ZTE on Tuesday insisted that from the vendor community’s point of view, there is an upside to network-sharing deals between mobile operators, even though such agreements lead to fewer overall cell sites.
"The impact on vendors is limited," claimed Zhang Jianguo, CTO for ZTE's Asia Pacific and CIS regions.
Speaking to Total Telecom during CommunicAsia in Singapore, he explained that although operators target lower costs by decommissioning overlapping base stations, network consolidation represents a growth area for vendors’ managed services divisions, since it requires the integration of two RANs.
Once the network has been consolidated, telcos still operate their own individual core networks, he added.
"After consolidating the network they (operators) will still look to upgrade the RAN to the latest technology at the lowest price," he continued. "ZTE is well placed to address them."
Jianguo's comments come at a time when players are increasingly looking to network-sharing agreements and joint ventures to lower the cost and improve the performance of networks, specifically in saturated markets where revenue growth has slowed.

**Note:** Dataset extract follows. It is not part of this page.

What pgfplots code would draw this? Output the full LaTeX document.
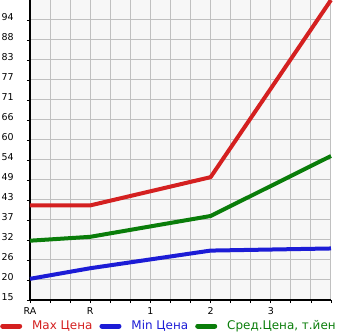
\documentclass[border=0pt]{standalone}
\usepackage{fontspec}
\setmainfont{DejaVu Sans}
\usepackage{pgfplots}
\pgfplotsset{compat=1.18}
\definecolor{cred}{HTML}{D42020}
\definecolor{cblue}{HTML}{1C1CD6}
\definecolor{cgreen}{HTML}{0A7D0A}
\definecolor{bggray}{HTML}{F7F7F7}
\definecolor{gridgray}{HTML}{C0C0C0}
\begin{document}
\begin{tikzpicture}
\useasboundingbox (0,0) rectangle (345bp,335bp);
\begin{axis}[
  at={(30bp,35bp)}, anchor=south west,
  scale only axis, width=301bp, height=300bp,
  xmin=0, xmax=5, ymin=15, ymax=100,
  axis lines*=left,
  axis line style={black, line width=2bp},
  axis background/.style={fill=bggray},
  xtick={0,1,2,3,4,5},
  xticklabels={RA,R,1,2,3,},
  minor x tick num=2,
  ytick={15,20.6667,26.3333,32,37.6667,43.3333,49,54.6667,60.3333,66,71.6667,77.3333,83,88.6667,94.3333},
  yticklabels={15,20,26,32,37,43,49,54,60,66,71,77,83,88,94},
  grid=both,
  major grid style={gridgray, line width=1bp},
  minor grid style={gridgray, line width=1bp},
  tick align=outside,
  major tick length=3bp, minor tick length=3bp,
  tick style={black, line width=0.8bp},
  /pgf/number format/assume math mode=true,
  xticklabel style={font=\fontsize{9.5}{9.5}\selectfont, yshift=-1bp},
  yticklabel style={font=\fontsize{9.5}{9.5}\selectfont, yshift=3bp, anchor=west, xshift=-29bp},
  clip=false,
  legend style={at={(axis description cs:-0.0997,-0.0867)}, anchor=west,
    draw=none, fill=none, inner sep=0pt, font=\fontsize{12}{12}\selectfont,
    /tikz/every even column/.append style={column sep=5bp},
    /tikz/every odd column/.append style={column sep=8bp}},
  legend columns=3,
  legend cell align=left,
  legend image code/.code={\draw[#1, line width=5bp, line cap=round] (2.5bp,0) -- (19.5bp,0);},
  every axis plot/.append style={line width=4bp, line join=round},
]
\addplot[cred] coordinates {(0,41.8) (1,41.8) (3,49.8) (5,100)};
\addlegendentry{\textcolor{cred}{Max Цена}}
\addplot[cblue] coordinates {(0,21.0) (1,24.0) (3,29.0) (5,29.6)};
\addlegendentry{\textcolor{cblue}{Min Цена}}
\addplot[cgreen] coordinates {(0,31.8) (1,32.9) (3,38.8) (5,55.8)};
\addlegendentry{\textcolor{cgreen}{Сред.Цена, т.йен}}
\end{axis}
\end{tikzpicture}
\end{document}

The U.K. in particular has seen a raft of such moves, including the creation of 3UK's and T-Mobile's MBNL joint venture in 2007; the shared 2G and 3G infrastructure that emerged from the combination of Orange and T-Mobile's U.K. mobile businesses into Everything Everywhere; and more recently the escalation of O2 and Vodafone's network-sharing agreement into a fully-fledged joint venture, called Cornerstone Telecommunications Infrastructure (CTI).
"We expect to see a similar model emerge in Asia Pacific… driven by subscriber saturation," Jianguo predicted.